Esse status de estrela somado ao seu talento inato, fez com que Digweed ganhasse notoriedade em muitos rankings de revistas famosas, quando isso ainda era “cool”, onde esteve no top 10 por anos e também conquistou o top 1. Inclusive, aqui no Brasil. Aliás, como não falar da sua relação com alguns de seus fãs mais fiéis? Aqui, especialmente na região Sudeste e Sul, Digweed escreveu a história, mas definitivamente criou um laço importante com o Warung Beach Club. Em 2006, a track Warung Beach foi lançada em homenagem ao clube e sua atmosfera, a música fala por si só. Bom, não somente aqui, mas logo ao lado, na Argentina, o inglês também faz história e ao lado de Hernan e outros artistas do Progressive House, se tornou um Dios. As apresentações em Mar Del Plata dão aquela “invejinha”…
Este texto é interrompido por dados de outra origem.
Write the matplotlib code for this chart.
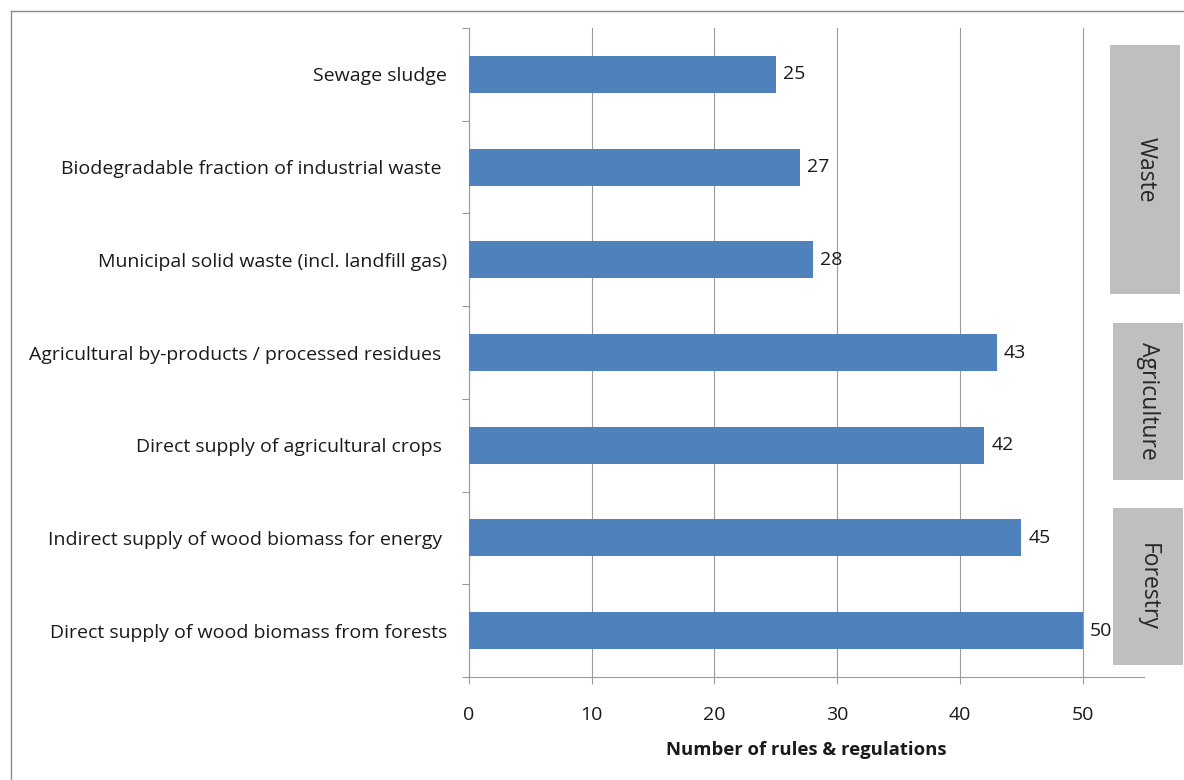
import matplotlib
matplotlib.use("Agg")
import matplotlib.pyplot as plt
import matplotlib.transforms as mtransforms
from matplotlib.patches import Rectangle
from matplotlib.lines import Line2D
import numpy as np

plt.rcParams['font.family'] = ['Open Sans', 'DejaVu Sans']

# Data
categories = [
    "Sewage sludge",
    "Biodegradable fraction of industrial waste ",
    "Municipal solid waste (incl. landfill gas)",
    "Agricultural by-products / processed residues ",
    "Direct supply of agricultural crops ",
    "Indirect supply of wood biomass for energy ",
    "Direct supply of wood biomass from forests",
]
counts = [25, 27, 28, 43, 42, 45, 50]
groups = ["Waste", "Agriculture", "Forestry"]
group_sizes = [3, 2, 2]
x_ticks = [0, 10, 20, 30, 40, 50]

bar_color = "#4f81bd"
grid_color = "#9a9a9a"
box_color = "#bfbfbf"
text_color = "#1a1a1a"
fs = 14

W, H = 1184, 780
fig = plt.figure(figsize=(W / 100, H / 100), dpi=100)
ax = fig.add_axes([469 / W, 1 - 677 / H, (1144 - 469) / W, (677 - 28) / H])

y = np.arange(len(categories))
ax.barh(y, counts, height=0.4, color=bar_color, zorder=3)

ax.set_xlim(0, 55)
ax.set_ylim(len(categories) - 0.5, -0.5)

# value labels
for yi, v in zip(y, counts):
    ax.annotate(str(v), xy=(v, yi), xytext=(5, 0), textcoords="offset points",
                va="center", ha="left", fontsize=fs, color=text_color, zorder=4)

# axes styling
ax.set_xticks(x_ticks)
ax.set_yticks(y)
ax.set_yticklabels(categories)
ax.set_yticks(np.arange(len(categories) + 1) - 0.5, minor=True)
ax.tick_params(axis="y", which="major", length=0, pad=16, labelsize=fs, labelcolor=text_color)
ax.tick_params(axis="y", which="minor", length=5, color=grid_color, width=0.8)
ax.tick_params(axis="x", which="major", length=5, color=grid_color, width=0.8, pad=16,
               labelsize=fs, labelcolor=text_color)
ax.xaxis.grid(True, color=grid_color, linewidth=0.8, zorder=0)
ax.set_axisbelow(True)
for side in ("top", "right"):
    ax.spines[side].set_visible(False)
for side in ("left", "bottom"):
    ax.spines[side].set_color(grid_color)
    ax.spines[side].set_linewidth(0.8)

ax.set_xlabel("Number of rules & regulations", fontsize=13.3, fontweight="bold",
              color=text_color, labelpad=12)

# group boxes on the right
trans = mtransforms.blended_transform_factory(ax.transAxes, ax.transData)
start = 0
for i, (name, size) in enumerate(zip(groups, group_sizes)):
    top = start - 0.5 + 0.18
    bottom = start + size - 0.5 - 0.13
    x0 = 0.950 if i == 0 else 0.954
    rect = Rectangle((x0, top), 0.104, bottom - top, transform=trans,
                     facecolor=box_color, edgecolor="none", clip_on=False, zorder=5)
    ax.add_patch(rect)
    ax.text(x0 + 0.052, (top + bottom) / 2, name, transform=trans, rotation=-90,
            ha="center", va="center", fontsize=16.5, color="#262626", zorder=6,
            clip_on=False)
    start += size

# outer frame (left and top edges)
frame_color = "#8c8c8c"
fig.add_artist(Line2D([11 / W, 11 / W], [0, 1 - 11 / H], transform=fig.transFigure,
                      color=frame_color, linewidth=1.0))
fig.add_artist(Line2D([11 / W, 1], [1 - 11 / H, 1 - 11 / H], transform=fig.transFigure,
                      color=frame_color, linewidth=1.0))

fig.savefig("out.png", dpi=100)
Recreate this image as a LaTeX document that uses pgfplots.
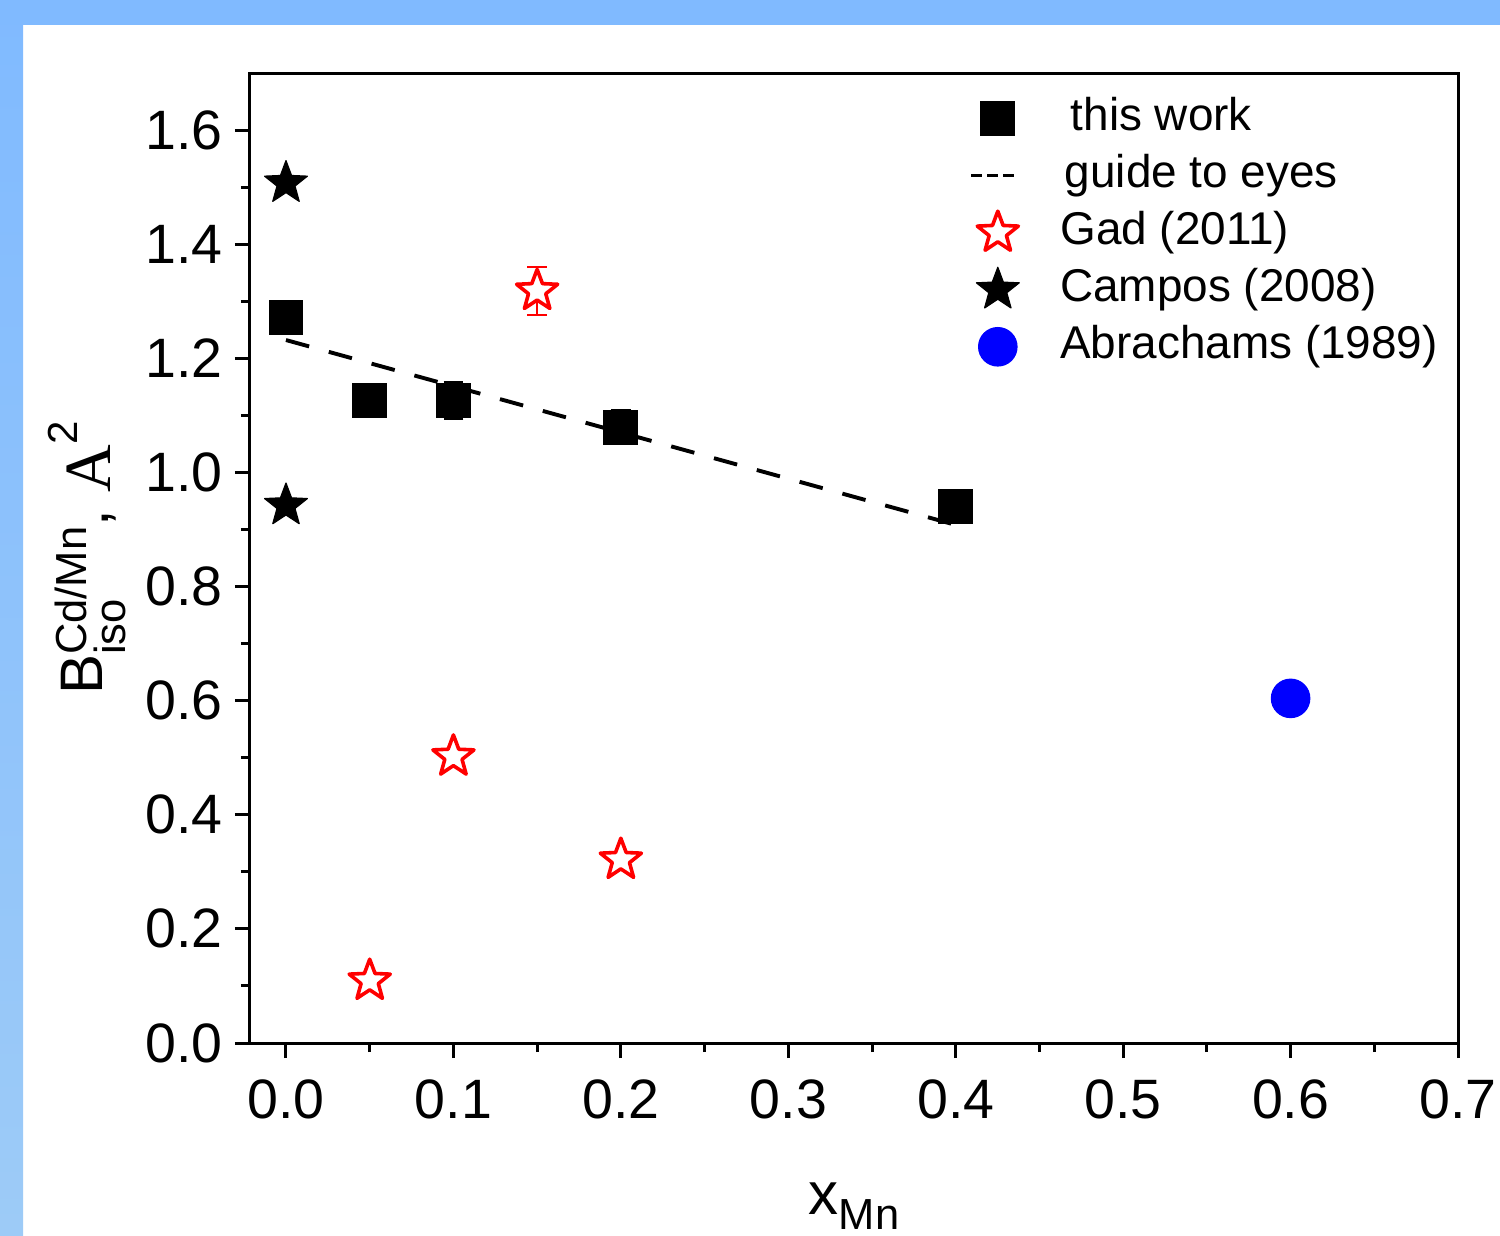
\documentclass[border=0pt]{standalone}
\usepackage{fontspec}
\setmainfont{Liberation Sans}
\newfontfamily\seriffont{Liberation Serif}
\usepackage{pgfplots}
\pgfplotsset{compat=1.18}
\definecolor{bandblue}{HTML}{80BAFF}
\definecolor{bandblue2}{HTML}{9DCBF7}
\definecolor{myred}{HTML}{FF0000}
\definecolor{myblue}{HTML}{0000FF}
\pgfdeclareplotmark{mystar}{%
  \pgfpathmoveto{\pgfqpointpolar{90}{\pgfplotmarksize}}%
  \pgfpathlineto{\pgfqpointpolar{126}{0.42\pgfplotmarksize}}%
  \pgfpathlineto{\pgfqpointpolar{162}{\pgfplotmarksize}}%
  \pgfpathlineto{\pgfqpointpolar{198}{0.42\pgfplotmarksize}}%
  \pgfpathlineto{\pgfqpointpolar{234}{\pgfplotmarksize}}%
  \pgfpathlineto{\pgfqpointpolar{270}{0.42\pgfplotmarksize}}%
  \pgfpathlineto{\pgfqpointpolar{306}{\pgfplotmarksize}}%
  \pgfpathlineto{\pgfqpointpolar{342}{0.42\pgfplotmarksize}}%
  \pgfpathlineto{\pgfqpointpolar{18}{\pgfplotmarksize}}%
  \pgfpathlineto{\pgfqpointpolar{54}{0.42\pgfplotmarksize}}%
  \pgfpathclose
  \pgfusepathqfillstroke
}
\begin{document}
\begin{tikzpicture}
\useasboundingbox (0,0) rectangle (500pt,411.667pt);
\fill[white] (0,0) rectangle (500pt,411.667pt);
\shade[top color=bandblue, bottom color=bandblue2] (0,0) rectangle (7.67pt,411.667pt);
\fill[bandblue] (0,403.33pt) rectangle (500pt,411.667pt);
\begin{axis}[
  at={(83.33pt,64pt)}, anchor=south west,
  width=402.67pt, height=323.33pt, scale only axis,
  xmin=-0.0215, xmax=0.7, ymin=0, ymax=1.7,
  axis line style={line width=1pt},
  xtick={0,0.1,0.2,0.3,0.4,0.5,0.6,0.7},
  ytick={0,0.2,0.4,0.6,0.8,1.0,1.2,1.4,1.6},
  minor x tick num=1, minor y tick num=1,
  tick align=outside, tick pos=left,
  major tick length=5pt, minor tick length=3pt,
  major tick style={line width=1pt, black},
  minor tick style={line width=1pt, black},
  /pgf/number format/.cd, fixed, fixed zerofill, precision=1, assume math mode=true, /pgf/.cd,
  ticklabel style={font=\fontsize{18.5}{22}\selectfont, inner sep=0pt},
  xticklabel style={anchor=base, yshift=-20pt},
  yticklabel style={anchor=east, xshift=-4pt},
  xlabel={\fontsize{20}{24}\selectfont x\raisebox{-5pt}{\fontsize{14.5}{16}\selectfont Mn}},
  xlabel style={at={(axis description cs:0.5,-0.1773)}, anchor=base},
  ylabel={\fontsize{20}{24}\selectfont B\makebox[0pt][l]{\raisebox{-7.5pt}{\fontsize{14.5}{16}\selectfont iso}}\raisebox{5.5pt}{\fontsize{14.5}{16}\selectfont Cd/Mn}\raisebox{-2pt}{,}\hspace{6pt}\raisebox{-2.5pt}{\seriffont\fontsize{22}{26}\selectfont A}\raisebox{8.5pt}{\fontsize{14}{16}\selectfont 2}},
  ylabel style={at={(axis description cs:-0.1217,0.5)}, anchor=base, rotate=0},
  legend style={draw=none, fill=none, at={(axis description cs:0.588,0.989)}, anchor=north west,
    font=\fontsize{15.3}{17}\selectfont, row sep=0pt,
    nodes={text height=12pt, text depth=4pt, inner ysep=1.5pt},
    /tikz/every odd column/.append style={column sep=11.7pt}},
  legend cell align=left,
]
\addlegendimage{only marks, mark=square*, mark size=5.6pt, black}
\addlegendentry{\hspace{3.5pt}this work}
\addlegendimage{legend image code/.code={\draw[black, line width=1pt, dash pattern=on 3.6pt off 1.7pt] (0.3cm-8.8pt,0) -- (0.3cm+6.2pt,0);}}
\addlegendentry{\hspace{1.5pt}guide to eyes}
\addlegendimage{only marks, mark=mystar, mark size=7.2pt, draw=myred, fill=white, line width=1.2pt, line join=round}
\addlegendentry{Gad (2011)}
\addlegendimage{only marks, mark=mystar, mark size=7.5pt, draw=black, fill=black, line join=round}
\addlegendentry{Campos (2008)}
\addlegendimage{only marks, mark=*, mark size=6.4pt, draw=myblue, fill=myblue}
\addlegendentry{Abrachams (1989)}

% guide to eyes
\addplot[forget plot, black, line width=1.3pt, dash pattern=on 8pt off 6.8pt] coordinates {(0.0,1.232) (0.4,0.908)};

% this work
\addplot[forget plot, only marks, mark=square*, mark size=5.6pt, black,
  error bars/.cd, y dir=both, y explicit,
  error bar style={line width=0.6pt, black},
  error mark options={rotate=90, mark size=3.3pt, line width=0.6pt}]
  table[x=x, y=y, y error=e] {
x y e
0.00 1.272 0.02
0.05 1.126 0.02
0.10 1.126 0.033
0.20 1.079 0.03
0.40 0.940 0.02
};

% Gad (2011)
\addplot[forget plot, only marks, mark=mystar, mark size=7.2pt, draw=myred, fill=white,
  mark options={line width=1.2pt, line join=round},
  error bars/.cd, y dir=both, y explicit,
  error bar style={line width=0.6pt, myred},
  error mark options={rotate=90, mark size=3.3pt, line width=0.6pt, myred}]
  table[x=x, y=y, y error=e] {
x y e
0.05 0.109 0.006
0.10 0.502 0.0
0.15 1.318 0.042
0.20 0.321 0.006
};

% Campos (2008)
\addplot[forget plot, only marks, mark=mystar, mark size=7.5pt, draw=black, fill=black, mark options={line join=round}]
  coordinates {(0.0,1.507) (0.0,0.942)};

% Abrachams (1989)
\addplot[forget plot, only marks, mark=*, mark size=6.4pt, draw=myblue, fill=myblue]
  coordinates {(0.6,0.604)};
\end{axis}
\end{tikzpicture}
\end{document}
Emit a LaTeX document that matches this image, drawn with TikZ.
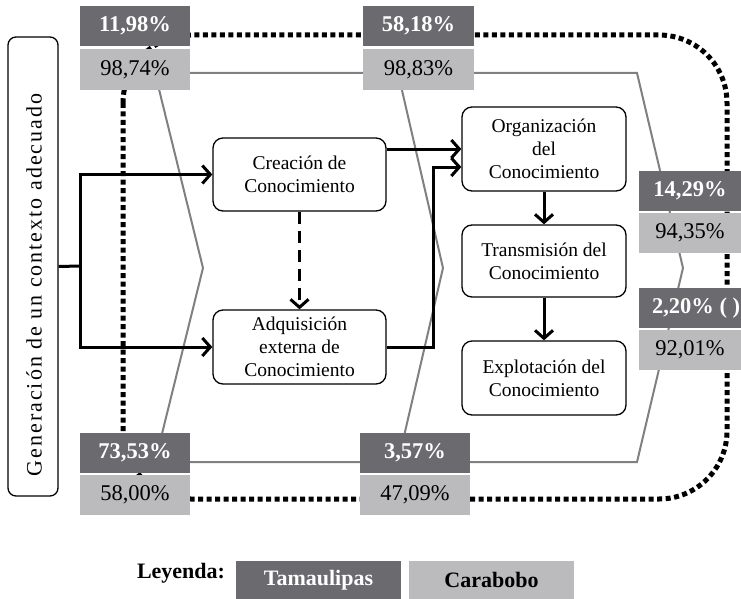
\documentclass[tikz,border=0pt]{standalone}
\usepackage{fontspec}
\setmainfont{Liberation Serif}
\usetikzlibrary{arrows.meta}
\definecolor{dkgray}{HTML}{6B6B6F}
\definecolor{ltgray}{HTML}{BBBBBE}
\definecolor{lngray}{HTML}{808080}
\newcommand\fPctB{\fontsize{22.5}{24}\selectfont\bfseries}
\newcommand\fPct{\fontsize{22.5}{24}\selectfont}
\newcommand\fProc{\fontsize{19.5}{23}\selectfont}
\newcommand\fGen{\fontsize{22}{24}\selectfont\addfontfeature{LetterSpace=9}}
\newcommand\fLeg{\fontsize{22}{24}\selectfont\bfseries}
\tikzset{
  dk/.style={fill=dkgray, text=white, font=\fPctB, minimum width=110pt, minimum height=40pt, inner sep=0pt},
  lt/.style={fill=ltgray, text=black, font=\fPct, minimum width=110pt, minimum height=41pt, inner sep=0pt},
  proc/.style={draw, line width=1.3pt, rounded corners=10pt, fill=white, align=center, font=\fProc, inner sep=0pt},
  arr/.style={line width=3pt, -{Straight Barb[length=8pt,width=18pt]}},
  thk/.style={line width=3pt},
  dsh/.style={dash pattern=on 12pt off 7pt},
  dotline/.style={line width=5pt, dash pattern=on 5pt off 3.5pt},
  gry/.style={draw=lngray, line width=2pt, line join=miter},
}
\begin{document}
\begin{tikzpicture}[x=1pt,y=-1pt]
\useasboundingbox (0,0) rectangle (741,599);

% dotted frame
\draw[dotline, rounded corners=68pt] (123,35) rectangle (727,499);

% gray chevrons
\draw[gry] (155,73) -- (637,73) -- (683,268) -- (637,462) -- (155,462) -- (203,268) -- cycle;
\draw[gry] (398,73) -- (443,268) -- (398,462);

% left box
\node[draw, line width=1.3pt, rounded corners=8pt, minimum width=50pt, minimum height=459pt, inner sep=0pt] (gen) at (33,266.5) {};
\node[rotate=90, font=\fGen, inner sep=0pt] (gentext) at (34,285) {Generación de un contexto adecuado};

% process boxes
\node[proc, minimum width=173pt, minimum height=73pt] (crea) at (299.5,174.5) {Creación de\\Conocimiento};
\node[proc, minimum width=173pt, minimum height=74pt] (adq) at (299.5,347) {Adquisición\\externa de\\Conocimiento};
\node[proc, minimum width=164pt, minimum height=84pt] (org) at (544,149) {Organización\\del\\Conocimiento};
\node[proc, minimum width=164pt, minimum height=72pt] (trans) at (544,261) {Transmisión del\\Conocimiento};
\node[proc, minimum width=164pt, minimum height=74pt] (expl) at (544,378) {Explotación del\\Conocimiento};

% connectors
\coordinate (j) at (80,266);
\coordinate (k) at (433,167);
\draw[thk] (gen.east) -- (j);
\draw[arr] (j) |- (crea.west);
\draw[arr] (j) |- (adq.west);
\draw[arr] (crea.east |- org.west) -- (org.west);
\draw[arr] (adq.east) -| (k) -- (k -| org.west);
\draw[arr, dsh] (crea.south) -- (adq.north);
\draw[arr] (org.south) -- (trans.north);
\draw[arr] (trans.south) -- (expl.north);

% percentage boxes
\node[dk] (t1) at (135,26) {11,98\%};
\node[lt] (l1) at (135,70) {98,74\%};
\node[dk, minimum width=111pt] (t2) at (418.5,26) {58,18\%};
\node[lt, minimum width=111pt] (l2) at (418.5,70) {98,83\%};
\node[dk, minimum width=102pt] (t3) at (690,191) {14,29\%};
\node[lt, minimum width=102pt, minimum height=40pt] (l3) at (690,232.5) {94,35\%};
\node[dk, minimum width=102pt] (t4) at (690,308) {\makebox[102pt][l]{\hspace*{13pt}2,20\% ( )}};
\node[lt, minimum width=102pt, minimum height=40pt] (l4) at (690,349.5) {92,01\%};
\node[dk] (t5) at (135,453) {73,53\%};
\node[lt, minimum height=40pt] (l5) at (135,495) {58,00\%};
\node[dk] (t6) at (415,453) {3,57\%};
\node[lt, minimum height=40pt] (l6) at (415,495) {47,09\%};

% legend
\node[font=\fLeg, anchor=center] (ley) at (181,573) {Leyenda:};
\node[fill=dkgray, text=white, font=\fLeg, minimum width=165pt, minimum height=38pt, inner sep=0pt] (tam) at (318.5,580) {Tamaulipas};
\node[fill=ltgray, text=black, font=\fLeg, minimum width=165pt, minimum height=38pt, inner sep=0pt] (car) at (491.5,580) {Carabobo};
\end{tikzpicture}
\end{document}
E no passar das décadas, como já dito, ele dançou conforme a sua música, algo muito desafiador para um sistema que se renova e se dinamiza tanto como a música eletrônica, especialmente quando pensamos em tendências. Sim, é fato, o House Progressivo teve sua fase de baixa, quando por um “deslize” de classificações sonoras, passou a ser um som de mainstream. Mas, gente, quem é fã de verdade sabe que isso nunca colou. Tanto Digweed, quanto Hernan, Sasha e o squad classudo de artistas que compõem essa história toda, claramente não se abalou. E cá estão.
John Digweed já está na casa dos 50 anos e segue trabalhando bastante com inúmeras gigs pelo mundo (haja fôlego!) e é hoje um dos artistas “old schools” mais célebres da Dance Music ao redor do globo. O “low profile” somado à seriedade e profissionalismo entregam tudo. Mas não é só isso, sua consistência, integridade artística, conhecimento musical e uma técnica que beira o “bizarro”, fazem dele um grande exemplo de como é preciso trabalhar duro, pensar fora do quadrado, inovando sempre, mas mantendo-se fiel ao que acredita.
Na equação do tempo o que já sabemos é que tudo se forma em ciclos e estes se transformam, porém, alguns fatores não oscilam mesmo dentro desta dinâmica. John Digweed é o House Progressivo e esse é o legado!